The consensus for 2027 assumes growth decelerates sharply to just 22%, which is where Goldman pushes back.
Goldman economists compared that assumption against every major infrastructure buildout in history, railroads, highways, electrification, the internet and found they consistently consumed 2 to 3% of GDP at their peak.
At 2% of US GDP, hyperscaler capex reaches $950 billion in 2027 and at 3%, it reaches $1.25 trillion.
In the most aggressive scenario where hyperscalers deploy every dollar of operating cash flow plus the full capacity of the investment grade credit market, the number reaches $1.43 trillion.
The fourth chart is what makes the Goldman case feel earned rather than aggressive.
Hyperscalers are expected to reinvest 98% of operating cash flows directly back into capex in 2026, a ratio only ever matched during the telecom bubble of 2001.
The critical difference is that these companies are actually generating the cash flows that are being reinvested, Amazon, Google, Meta, and Microsoft combined are printing hundreds of billions in operating cash every year and putting nearly all of it back into infrastructure.

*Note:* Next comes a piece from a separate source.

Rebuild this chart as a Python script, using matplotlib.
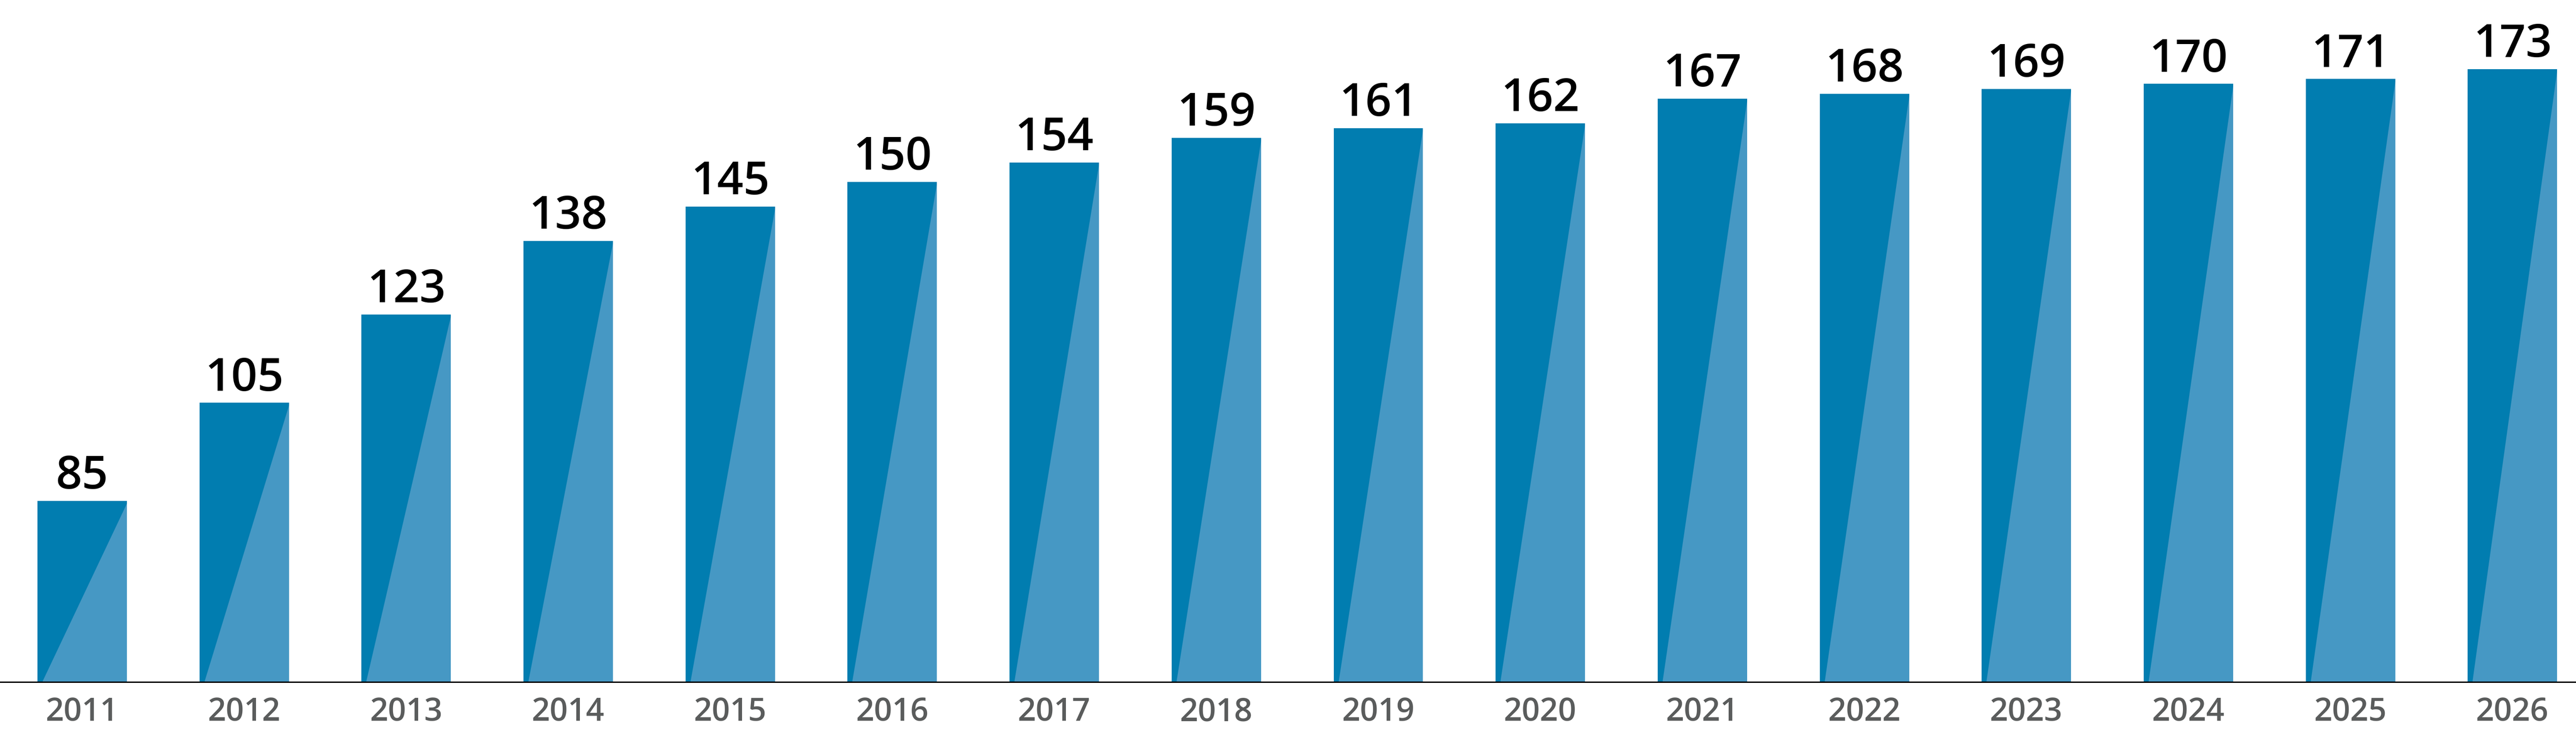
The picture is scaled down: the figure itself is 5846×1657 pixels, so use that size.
################################# Imports #################################
import matplotlib
matplotlib.use("Agg")
import matplotlib.pyplot as plt
from matplotlib.transforms import blended_transform_factory

################################# Donnees ##################################
annees = ["2011", "2012", "2013", "2014", "2015", "2016", "2017", "2018",
          "2019", "2020", "2021", "2022", "2023", "2024", "2025", "2026"]
valeurs = [85, 105, 123, 138, 145, 150, 154, 159,
           161, 162, 167, 168, 169, 170, 171, 173]

################################# Style ####################################
bleu_fonce = "#017DB0"
bleu_clair = "#4698C4"
gris_texte = "#5A5C5C"
police = ["Open Sans", "DejaVu Sans"]

y_bas = 48.1      # la base de l'axe n'est pas a zero
y_haut = 187.1
largeur = 0.552

################################# Figure ###################################
fig = plt.figure(figsize=(58.46, 16.57), dpi=100)
ax = fig.add_axes([0, 0.0658, 1, 1 - 0.0658])

x = list(range(len(valeurs)))
ax.bar(x, valeurs, width=largeur, color=bleu_fonce, bottom=0, zorder=2)

# triangle clair dans la partie droite de chaque barre
for xi, v in zip(x, valeurs):
    gauche = xi - largeur / 2
    droite = xi + largeur / 2
    ax.fill([gauche + 0.03, droite, droite],
            [y_bas, y_bas, v - 0.5],
            color=bleu_clair, lw=0, zorder=3)
    ax.annotate(str(v), xy=(xi, v), xytext=(0, 20), textcoords="offset points",
                ha="center", va="baseline", fontsize=75, fontweight="semibold",
                family=police, color="black", zorder=4)

trans = blended_transform_factory(ax.transData, ax.transAxes)
for xi, a in zip(x, annees):
    ax.text(xi, -0.0575, a, transform=trans, ha="center", va="baseline",
            fontsize=52, fontweight="semibold", family=police, color=gris_texte)

ax.set_xlim(-0.507, 15.392)
ax.set_ylim(y_bas, y_haut)
for s in ["top", "left", "right"]:
    ax.spines[s].set_visible(False)
ax.spines["bottom"].set_linewidth(2.2)
ax.spines["bottom"].set_color("black")
ax.spines["bottom"].set_zorder(5)
ax.set_xticks([])
ax.set_yticks([])

fig.savefig("out.png", dpi=100)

A buildout this large creates supply chain pressure and earnings volatility in the names most exposed, and Goldman is not dismissing that risk but the direction of spending is not in question, the only debate is whether 2027 comes in at $920 billion or $1.4 trillion.
The companies sitting directly in the path of that spending are the ones worth owning.
Nvidia captures the largest share of every hyperscaler capex dollar, owning 80% of AI training compute, and Morgan Stanley raised its 2026 capex estimate specifically because of continued Nvidia demand.
Oracle is the fastest growing capex spender among the five hyperscalers on a percentage basis up 116% from 2024 to 2027 with the smallest absolute base, giving it the most runway remaining.
CoreWeave and Nebius sit between the hyperscalers and frontier AI companies, renting GPU capacity to anyone who cannot get on the hyperscaler queue fast enough and as that capex number grows, so does their total addressable market.